As we reach the end of autumn, let’s look back on a momentous event that occurred 70 years ago this fall — the 1929 stock market crash that ushered in the Great Depression.

After that crash, stocks in the Dow Jones Industrial Average did not return to their earlier 1929 levels until 1954; that’s more than 25 years from peak to peak. Of course, the numbers don’t include dividends, which were much higher back then, but the point remains that there can be long droughts when stocks meander and don’t post higher highs.

These days, we’re looking at a stock market that has hit more than 20 new highs in 2019 alone. Should we be worried?

One of the hardest parts of investing in the stock market is that there is always something to worry about. This is true even when things are going well, as they are now with markets at or near all-time highs depending on the day.

A worry that we hear among some of our clients is that markets are “due” for a return to normalcy and that it doesn’t make sense to get in the market near all-time highs.

Here’s a quick history lesson to put that worry to rest: Since World War II, the stock market has spent nearly 40% of the time within 5% of all-time highs, while 54% of the time, stocks have closed within 10% of an all-time high.

All-time highs tend to cluster as strong performance begets even more strong performance in the markets. Rising markets attract more buyers because investors are human.

So, don’t be afraid of all-time highs. Embrace them. Following an all-time high, stocks are up roughly 70% of the time going out one, three, and five years into the future.

Eventually, of course, one of these all-time highs will remain in place for some time. But don’t let that deter you, because it’s impossible to predict with any degree of certainty which one that will be.
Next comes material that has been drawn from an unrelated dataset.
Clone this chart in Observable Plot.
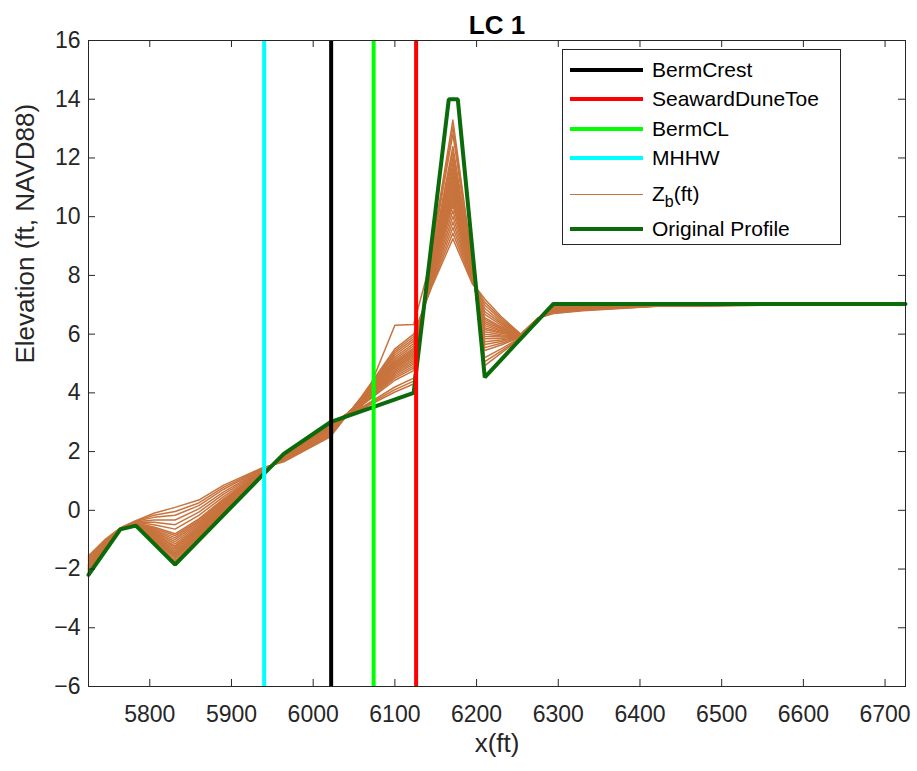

If you plan on being in stocks for the long term, which is basically every investor (including most retirees), then you’re going to need to get used to the fact that stocks mostly go up over time and new highs are completely normal.

While we remain vigilant against the threats that another monster downturn poses to our clients’ portfolios, it’s important to embrace the uncertainty and let a rising stock market do what it has done so well for all these years–create wealth for you and your family.